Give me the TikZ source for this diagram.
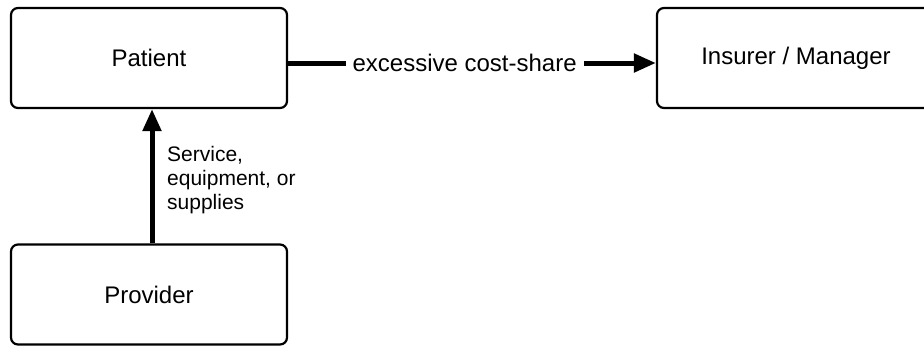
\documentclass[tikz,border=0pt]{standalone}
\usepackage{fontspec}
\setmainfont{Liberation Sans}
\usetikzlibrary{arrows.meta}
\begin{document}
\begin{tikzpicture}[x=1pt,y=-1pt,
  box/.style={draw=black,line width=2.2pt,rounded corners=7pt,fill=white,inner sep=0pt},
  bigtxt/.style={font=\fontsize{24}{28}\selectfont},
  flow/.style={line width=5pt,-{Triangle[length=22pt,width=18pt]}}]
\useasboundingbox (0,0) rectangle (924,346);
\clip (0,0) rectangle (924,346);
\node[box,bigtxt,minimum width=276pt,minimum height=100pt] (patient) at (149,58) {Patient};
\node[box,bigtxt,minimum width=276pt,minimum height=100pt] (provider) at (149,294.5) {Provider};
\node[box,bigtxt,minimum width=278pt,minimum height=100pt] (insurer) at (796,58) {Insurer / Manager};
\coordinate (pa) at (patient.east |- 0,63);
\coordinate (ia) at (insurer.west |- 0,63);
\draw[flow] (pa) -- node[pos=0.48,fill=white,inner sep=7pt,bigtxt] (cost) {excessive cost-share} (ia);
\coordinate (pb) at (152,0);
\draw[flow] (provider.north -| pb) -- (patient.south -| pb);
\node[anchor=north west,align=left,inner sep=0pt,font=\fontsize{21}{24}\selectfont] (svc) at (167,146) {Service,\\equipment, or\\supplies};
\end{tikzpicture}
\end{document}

> What needs to be done
The material above holds pictures; copy everything else in it exactly.

> Solution for this exercise
Give me the TikZ source for this diagram.
\documentclass[tikz,border=0pt]{standalone}
\usepackage{fontspec}
\setmainfont{Liberation Sans}
\usetikzlibrary{arrows.meta}
\begin{document}
\begin{tikzpicture}[x=1pt,y=-1pt,
  box/.style={draw=black,line width=2.2pt,rounded corners=7pt,fill=white,inner sep=0pt},
  bigtxt/.style={font=\fontsize{24}{28}\selectfont},
  flow/.style={line width=5pt,-{Triangle[length=22pt,width=18pt]}}]
\useasboundingbox (0,0) rectangle (924,346);
\clip (0,0) rectangle (924,346);
\node[box,bigtxt,minimum width=276pt,minimum height=100pt] (patient) at (149,58) {Patient};
\node[box,bigtxt,minimum width=276pt,minimum height=100pt] (provider) at (149,294.5) {Provider};
\node[box,bigtxt,minimum width=278pt,minimum height=100pt] (insurer) at (796,58) {Insurer / Manager};
\coordinate (pa) at (patient.east |- 0,63);
\coordinate (ia) at (insurer.west |- 0,63);
\draw[flow] (pa) -- node[pos=0.48,fill=white,inner sep=7pt,bigtxt] (cost) {excessive cost-share} (ia);
\coordinate (pb) at (152,0);
\draw[flow] (provider.north -| pb) -- (patient.south -| pb);
\node[anchor=north west,align=left,inner sep=0pt,font=\fontsize{21}{24}\selectfont] (svc) at (167,146) {Service,\\equipment, or\\supplies};
\end{tikzpicture}
\end{document}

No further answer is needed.